Celebrating the work of Josephine Massarella
Posted September 29th, 2018 in Announcements, New Acquisitions
Josephine Massarella was an independent filmmaker and teacher based in Hamilton, Ontario, as well as a longtime friend of Canyon Cinema. She passed away on June 22, 2018.
Her last work, 165708, premiered at the 2018 Ann Arbor Film Festival, where it was awarded the prize for Best Experimental Film. A digital version of the film is available to rent now, along with four other works from her long career.
165708 (2017 | 6.37 minutes | B&W | SOUND)
Shot entirely in 16mm black and white film using single frame photography, 165708 employs in-camera techniques and chemical manipulation of processed film to produce an eidetic study of temporal elasticity. Techniques include stop motion, time-lapse, light painting, flicker, tinting, and toning. Combined with cycles of alternating exposed frames, these methods imbue the work with a rhythmic magnetism, apparent both in the tempo and the aesthetic of the images.
Exploring the capacity of the medium to express various notions of time, the film begins with a woman looking out from the shoreline.
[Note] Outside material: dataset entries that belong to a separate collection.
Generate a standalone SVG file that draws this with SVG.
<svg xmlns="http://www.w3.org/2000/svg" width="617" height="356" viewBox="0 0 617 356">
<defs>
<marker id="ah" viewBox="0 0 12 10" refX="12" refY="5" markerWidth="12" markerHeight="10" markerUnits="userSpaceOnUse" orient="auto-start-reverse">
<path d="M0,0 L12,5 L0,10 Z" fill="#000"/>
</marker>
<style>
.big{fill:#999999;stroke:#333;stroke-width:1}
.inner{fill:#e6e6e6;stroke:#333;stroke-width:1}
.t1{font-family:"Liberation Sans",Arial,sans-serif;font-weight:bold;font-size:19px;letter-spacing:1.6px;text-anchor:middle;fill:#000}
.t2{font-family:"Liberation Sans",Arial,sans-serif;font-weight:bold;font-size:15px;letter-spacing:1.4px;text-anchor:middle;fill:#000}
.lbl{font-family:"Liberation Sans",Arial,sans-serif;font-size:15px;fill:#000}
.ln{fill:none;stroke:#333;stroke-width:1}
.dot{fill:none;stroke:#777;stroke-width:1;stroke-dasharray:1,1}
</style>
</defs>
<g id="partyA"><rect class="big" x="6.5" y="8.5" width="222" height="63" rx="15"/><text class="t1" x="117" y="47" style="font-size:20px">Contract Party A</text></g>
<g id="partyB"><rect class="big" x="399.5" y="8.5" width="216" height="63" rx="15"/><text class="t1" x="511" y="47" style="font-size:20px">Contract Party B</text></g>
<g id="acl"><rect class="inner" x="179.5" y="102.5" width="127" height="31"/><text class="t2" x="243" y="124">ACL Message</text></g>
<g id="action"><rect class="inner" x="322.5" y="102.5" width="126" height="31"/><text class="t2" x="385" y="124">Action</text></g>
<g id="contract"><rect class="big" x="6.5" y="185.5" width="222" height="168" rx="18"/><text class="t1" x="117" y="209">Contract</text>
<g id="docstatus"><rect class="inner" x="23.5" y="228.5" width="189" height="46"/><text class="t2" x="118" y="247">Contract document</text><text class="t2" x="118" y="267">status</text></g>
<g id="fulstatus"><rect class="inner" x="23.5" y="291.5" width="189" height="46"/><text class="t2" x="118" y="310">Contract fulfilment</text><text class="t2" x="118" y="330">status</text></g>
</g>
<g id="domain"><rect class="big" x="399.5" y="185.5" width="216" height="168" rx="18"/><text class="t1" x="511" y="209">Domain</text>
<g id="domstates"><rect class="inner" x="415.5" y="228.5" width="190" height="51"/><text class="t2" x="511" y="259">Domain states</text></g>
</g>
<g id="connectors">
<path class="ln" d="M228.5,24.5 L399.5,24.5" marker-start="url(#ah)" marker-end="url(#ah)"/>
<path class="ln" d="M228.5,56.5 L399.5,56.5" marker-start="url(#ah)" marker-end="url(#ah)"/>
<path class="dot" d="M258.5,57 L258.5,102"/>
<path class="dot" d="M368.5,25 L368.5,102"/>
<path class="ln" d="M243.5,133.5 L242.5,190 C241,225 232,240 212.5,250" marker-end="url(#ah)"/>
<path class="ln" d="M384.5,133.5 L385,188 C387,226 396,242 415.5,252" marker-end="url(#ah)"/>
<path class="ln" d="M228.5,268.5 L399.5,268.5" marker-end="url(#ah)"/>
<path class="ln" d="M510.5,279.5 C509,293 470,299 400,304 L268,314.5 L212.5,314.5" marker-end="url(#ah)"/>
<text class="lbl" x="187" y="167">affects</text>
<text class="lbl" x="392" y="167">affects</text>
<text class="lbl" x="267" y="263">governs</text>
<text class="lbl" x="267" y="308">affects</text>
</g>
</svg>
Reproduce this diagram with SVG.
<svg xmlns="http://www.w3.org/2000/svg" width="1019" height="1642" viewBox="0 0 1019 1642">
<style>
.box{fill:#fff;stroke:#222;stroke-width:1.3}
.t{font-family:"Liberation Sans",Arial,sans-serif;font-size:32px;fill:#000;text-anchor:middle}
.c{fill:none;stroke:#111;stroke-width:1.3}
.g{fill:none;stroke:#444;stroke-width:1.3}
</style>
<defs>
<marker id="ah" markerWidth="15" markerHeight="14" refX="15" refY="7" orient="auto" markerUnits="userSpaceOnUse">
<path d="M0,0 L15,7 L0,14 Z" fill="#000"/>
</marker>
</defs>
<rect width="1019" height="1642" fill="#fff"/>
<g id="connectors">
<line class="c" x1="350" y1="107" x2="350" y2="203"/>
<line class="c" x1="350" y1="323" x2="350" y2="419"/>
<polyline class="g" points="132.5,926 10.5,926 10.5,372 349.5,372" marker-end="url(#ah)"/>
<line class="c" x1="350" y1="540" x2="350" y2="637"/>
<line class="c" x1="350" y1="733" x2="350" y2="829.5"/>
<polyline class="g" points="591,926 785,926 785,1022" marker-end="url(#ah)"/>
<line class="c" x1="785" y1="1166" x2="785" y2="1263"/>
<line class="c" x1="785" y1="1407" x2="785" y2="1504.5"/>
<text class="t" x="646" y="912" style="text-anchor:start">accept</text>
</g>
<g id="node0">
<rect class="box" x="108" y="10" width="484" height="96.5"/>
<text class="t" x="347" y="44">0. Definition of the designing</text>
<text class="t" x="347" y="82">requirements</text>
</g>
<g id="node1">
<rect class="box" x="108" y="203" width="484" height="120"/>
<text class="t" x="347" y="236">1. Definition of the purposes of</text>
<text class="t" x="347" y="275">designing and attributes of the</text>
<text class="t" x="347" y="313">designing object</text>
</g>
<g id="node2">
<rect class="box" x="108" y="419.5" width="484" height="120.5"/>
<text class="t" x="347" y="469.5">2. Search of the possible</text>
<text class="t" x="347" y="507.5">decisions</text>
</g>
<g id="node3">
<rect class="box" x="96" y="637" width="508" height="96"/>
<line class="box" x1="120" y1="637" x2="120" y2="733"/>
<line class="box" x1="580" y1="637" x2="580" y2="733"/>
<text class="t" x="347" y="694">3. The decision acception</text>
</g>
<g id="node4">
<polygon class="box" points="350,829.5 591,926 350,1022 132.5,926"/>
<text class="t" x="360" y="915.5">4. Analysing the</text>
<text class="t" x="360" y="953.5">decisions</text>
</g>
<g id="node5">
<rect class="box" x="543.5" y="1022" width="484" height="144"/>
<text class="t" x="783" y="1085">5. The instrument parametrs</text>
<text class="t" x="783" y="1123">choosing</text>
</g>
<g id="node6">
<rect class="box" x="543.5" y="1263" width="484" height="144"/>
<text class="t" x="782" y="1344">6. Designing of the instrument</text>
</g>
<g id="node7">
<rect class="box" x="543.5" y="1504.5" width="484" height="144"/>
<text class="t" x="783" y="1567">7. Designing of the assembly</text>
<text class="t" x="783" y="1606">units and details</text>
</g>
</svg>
This acts as a point of departure to disparate yet interconnected sequences which prompt the viewer to engage in a structurally unique mode of inquiry and experience. A dynamic original score by the acclaimed composer Graham Stewart accompanies the film.
No End (2015 | 6 minutes | COLOR/B&W | SOUND)
No End was inspired by a poem I wrote over the course of six months. During this process, abstract images surfaced, subsided, and settled: eventually forming the foundation of a film. The result is a lyrical journey that explores the intersection of interconnectivity and the lived experience. The film includes an original soundtrack by Graham Stewart of Viosac.
Selected screenings & awards: Nevada International Film Festival, Platinum Award, Experimental Film (Las Vegas, USA, 2015); New York International Film Festival (New York, USA, 2016); Arte Non Stop Festival, Silver Palms Special Mention (Buenos Aires, 2016); Golden Gate International Film Festival, Nominated for Best Experimental Short (San Jose, USA, 2016)
Night Stream (1996 | 12 minutes | COLOR | SOUND)
Night Stream, a short experimental film about rebirth and fertility, succinctly evokes the flow of tension and trance within the dream state.
Exhibition (selected): Ann Arbor Film Festival, 1996; Seventh Madrid Experimental Cinema Week.
Interference (1990 | 20 minutes | B&W | SOUND)
Interference continues the filmmaker’s experimentation with time and stillness. A woman sits at her desk typing. Outside, the Canadian winter holds the land in its grip. Snow flurries drift past the window. The woman makes coffee, waits for the mail to arrive, sits in thought. We wait for the disaster to strike. At the end of the day, another woman enters the apartment and asks how the day went. The end.
The accumulation of non-events gradually strips us of all the clichés of dramatic action, and we are made aware that our actual lives are always like this.
Selected screenings: Montreal International Women’s Film Festival, Montreal, QC,1991; Canadian Film Celebration, Calgary, AB, 1991; Cinematheque Ontario, Toronto, ON, 1991.
One Woman Waiting (1984 | 8 minutes | COLOR | OPT)
Massarella uses the fixed camera shot in her enigmatic film of a symbolic encounter between two women in a beautifully shot desert location. Its cryptic form is a good example of how an idea can be treated most effectively by simple means, for instance in the use of the frame as a point of entry and exit for characters and as a perspectival space which uses foreground and interior for dramatic and emotional ends.
Award: Special Merit Award, Athens Int’l Film Festival, Ohio, 1985; Cash award, Ann Arbor Film Festival, 1985.
Exhibition: Independent Means film tour of the United Kingdom, 1987; Festival of Festivals, Toronto, 1985; Vancouver Int’l Film Festival, 1985; LA Int’l Gay Film Festival, 1985; SF Int’l Gay Film Festival, 1985; Montreal Int’l Women’s Film Festival, 1985; Beyond the Keyhold Int’l Women’s Film & Video Festival, 1985.